**Raw data:**
* * * * *

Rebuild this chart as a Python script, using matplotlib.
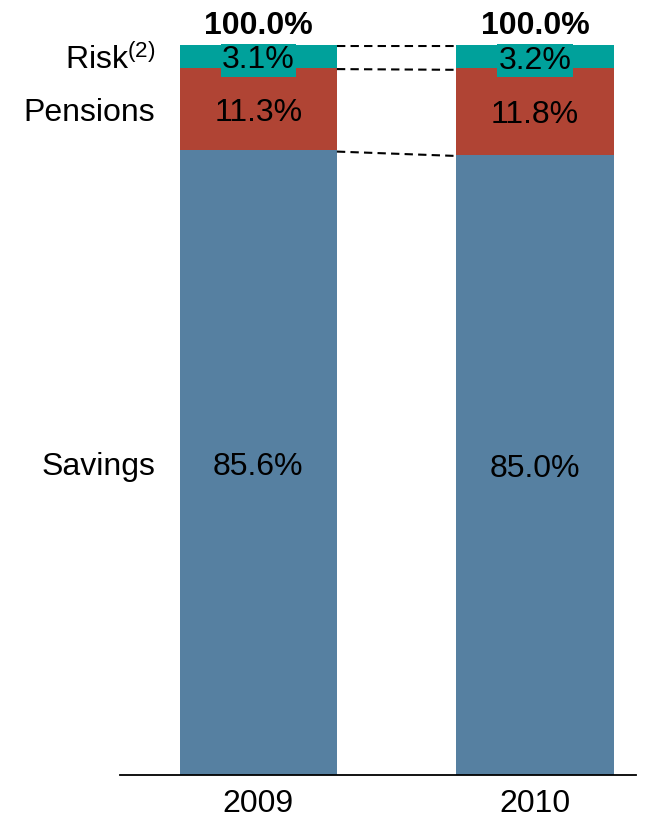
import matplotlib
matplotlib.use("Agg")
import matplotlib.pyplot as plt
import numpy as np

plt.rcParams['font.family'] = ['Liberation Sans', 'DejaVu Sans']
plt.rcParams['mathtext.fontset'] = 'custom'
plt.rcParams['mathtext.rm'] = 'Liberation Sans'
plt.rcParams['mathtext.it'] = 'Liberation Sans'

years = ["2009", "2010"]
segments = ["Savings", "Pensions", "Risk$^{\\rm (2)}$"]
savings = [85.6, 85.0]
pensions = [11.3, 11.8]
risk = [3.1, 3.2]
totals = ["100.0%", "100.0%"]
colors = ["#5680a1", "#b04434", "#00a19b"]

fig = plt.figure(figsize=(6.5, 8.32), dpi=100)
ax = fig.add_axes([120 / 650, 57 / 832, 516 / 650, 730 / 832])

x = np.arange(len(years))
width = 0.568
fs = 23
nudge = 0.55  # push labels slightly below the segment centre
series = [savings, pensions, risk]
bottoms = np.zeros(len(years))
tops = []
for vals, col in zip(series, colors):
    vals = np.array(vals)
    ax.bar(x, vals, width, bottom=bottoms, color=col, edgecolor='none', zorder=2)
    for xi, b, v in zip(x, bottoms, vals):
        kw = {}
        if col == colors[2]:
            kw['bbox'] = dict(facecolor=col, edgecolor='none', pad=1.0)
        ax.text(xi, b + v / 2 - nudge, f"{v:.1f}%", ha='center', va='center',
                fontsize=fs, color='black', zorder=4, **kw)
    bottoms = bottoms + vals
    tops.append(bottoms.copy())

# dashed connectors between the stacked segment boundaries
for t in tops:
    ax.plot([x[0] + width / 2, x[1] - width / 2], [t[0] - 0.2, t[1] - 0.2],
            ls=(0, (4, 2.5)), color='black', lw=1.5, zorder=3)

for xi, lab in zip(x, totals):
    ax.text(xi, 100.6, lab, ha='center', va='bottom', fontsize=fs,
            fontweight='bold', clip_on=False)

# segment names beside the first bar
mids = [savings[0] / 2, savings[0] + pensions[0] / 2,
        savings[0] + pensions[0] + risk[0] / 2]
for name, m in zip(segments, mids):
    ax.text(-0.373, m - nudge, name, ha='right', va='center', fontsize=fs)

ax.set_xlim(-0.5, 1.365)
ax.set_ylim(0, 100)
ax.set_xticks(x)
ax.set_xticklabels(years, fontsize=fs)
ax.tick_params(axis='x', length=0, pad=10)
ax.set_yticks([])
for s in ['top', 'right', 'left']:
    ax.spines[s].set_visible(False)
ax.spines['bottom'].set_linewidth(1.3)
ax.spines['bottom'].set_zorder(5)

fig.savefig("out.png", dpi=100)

* * * * *

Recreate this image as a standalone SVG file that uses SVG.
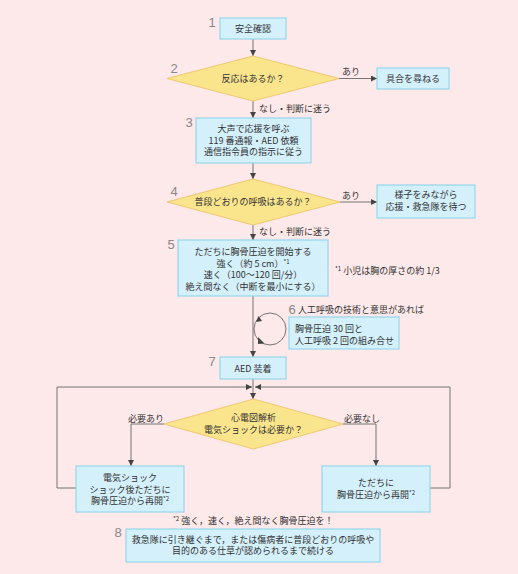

* * * * *

**Aim:**
Reproduce, word for word, only the lines in the records above from the line with "Rebuild this chart" through the line with "ls=(0, (4, 2.5)), color='black', lw=1.5, zorder=3)", including both ends; omit the pictures.

**Solution to this task:**
Rebuild this chart as a Python script, using matplotlib.
import matplotlib
matplotlib.use("Agg")
import matplotlib.pyplot as plt
import numpy as np

plt.rcParams['font.family'] = ['Liberation Sans', 'DejaVu Sans']
plt.rcParams['mathtext.fontset'] = 'custom'
plt.rcParams['mathtext.rm'] = 'Liberation Sans'
plt.rcParams['mathtext.it'] = 'Liberation Sans'

years = ["2009", "2010"]
segments = ["Savings", "Pensions", "Risk$^{\\rm (2)}$"]
savings = [85.6, 85.0]
pensions = [11.3, 11.8]
risk = [3.1, 3.2]
totals = ["100.0%", "100.0%"]
colors = ["#5680a1", "#b04434", "#00a19b"]

fig = plt.figure(figsize=(6.5, 8.32), dpi=100)
ax = fig.add_axes([120 / 650, 57 / 832, 516 / 650, 730 / 832])

x = np.arange(len(years))
width = 0.568
fs = 23
nudge = 0.55  # push labels slightly below the segment centre
series = [savings, pensions, risk]
bottoms = np.zeros(len(years))
tops = []
for vals, col in zip(series, colors):
    vals = np.array(vals)
    ax.bar(x, vals, width, bottom=bottoms, color=col, edgecolor='none', zorder=2)
    for xi, b, v in zip(x, bottoms, vals):
        kw = {}
        if col == colors[2]:
            kw['bbox'] = dict(facecolor=col, edgecolor='none', pad=1.0)
        ax.text(xi, b + v / 2 - nudge, f"{v:.1f}%", ha='center', va='center',
                fontsize=fs, color='black', zorder=4, **kw)
    bottoms = bottoms + vals
    tops.append(bottoms.copy())

# dashed connectors between the stacked segment boundaries
for t in tops:
    ax.plot([x[0] + width / 2, x[1] - width / 2], [t[0] - 0.2, t[1] - 0.2],
            ls=(0, (4, 2.5)), color='black', lw=1.5, zorder=3)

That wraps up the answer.